When Charlie Boykin was young, he thought his life with his single mother on the working-class side of Nashville was perfectly fine. But when his mother arranges for him to be admitted as a scholarship student to an elite private school, he is suddenly introduced to what the world can feel like to someone cushioned by money. That world, he discovers, is an almost irresistible place where one can bend—and break—rules and still end up untarnished. As he gets drawn into a friendship with a charismatic upperclassman, Archer Creigh, his twin, Vanessa, and an affluent family that treats him like an adopted son, Charlie quickly adapts to life in the upper echelons of Nashville society. Under their charming and alcohol-soaked spell, how can he not relax and enjoy it all—the lack of anxiety over money, the easy summers spent poolside at perfectly appointed mansions, the lavish parties, the freedom to make mistakes knowing that everything can be glossed over or fixed?

But over time, Charlie is increasingly pulled into covering for Archer’s constant deceits and his casual bigotry. At what point will the attraction of wealth and prestige wear off enough for Charlie to take a stand—and will he?

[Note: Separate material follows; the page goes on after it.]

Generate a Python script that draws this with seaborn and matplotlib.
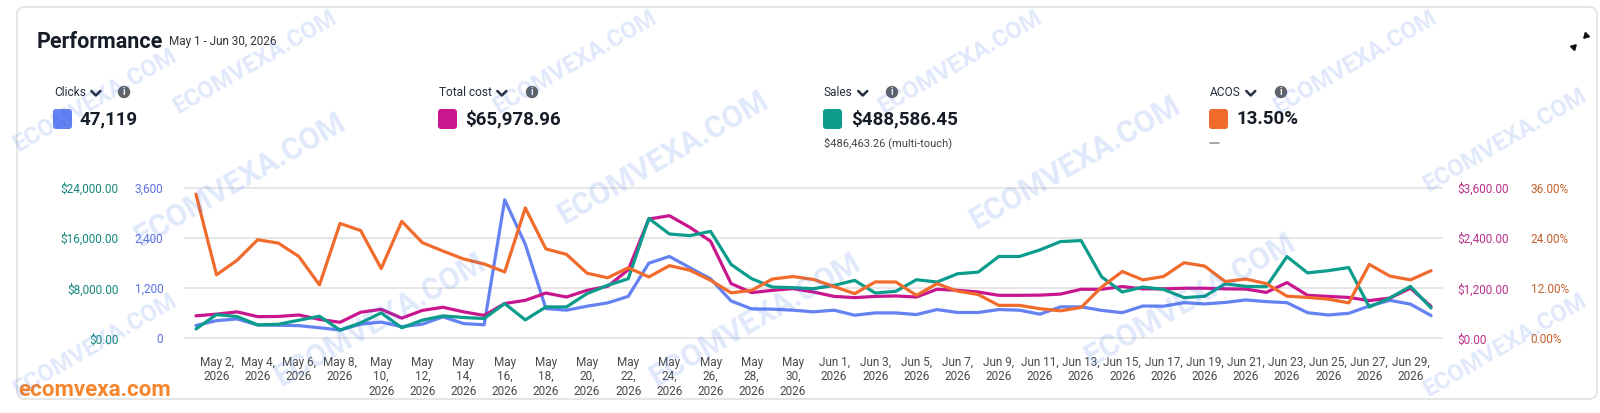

This story is a character driven plot and very much a character study. The reader will follow Charlie’s life and how he grows and changes based on his new life among the wealthy and privileged in Belle Meade, TN. His new surroundings have seduced him along with his new friends, and as he grows up he begins to see his new world as a world of corruption and his perceptions begin to change.

This story is in so many ways is also about the past, the past that Charlie can’t let go of, and the past that shapes who the characters become as adults. It’s also about love and sacrifice as each character finds themselves sacrificing and giving up parts of their lives for Archer to make sure he finds success. I was so emotionally connected to each character, and I liked their complex relationships. It was at times heartbreaking to see how deep seated these wounds of the past and how chained to the present Charlie, Vanessa and Archer are.

The Fortunate Ones is a compulsive novel of friendship, family, sibling relationships, secrets, memories that can so often turn out to be unreliable, coming to terms with what life can throw at you, grief, loss, love and forgiveness. It is beautifully written, with rich, atmospheric vibrant descriptions and with skillful characterization and development. Tarkington has an uncanny capacity to give the reader pictures of emotional and meaningful depth of Charlie’s interior life. This is a brilliant, thought provoking, multilayered, complicated and well crafted book infused with a wisdom and realism that made it such a memorable read. If you are a fan of The Dutch House or The Great Gatsby than this book is for you!

Thank you Algonquin Books for this gifted advance reader copy in exchange for my honest review.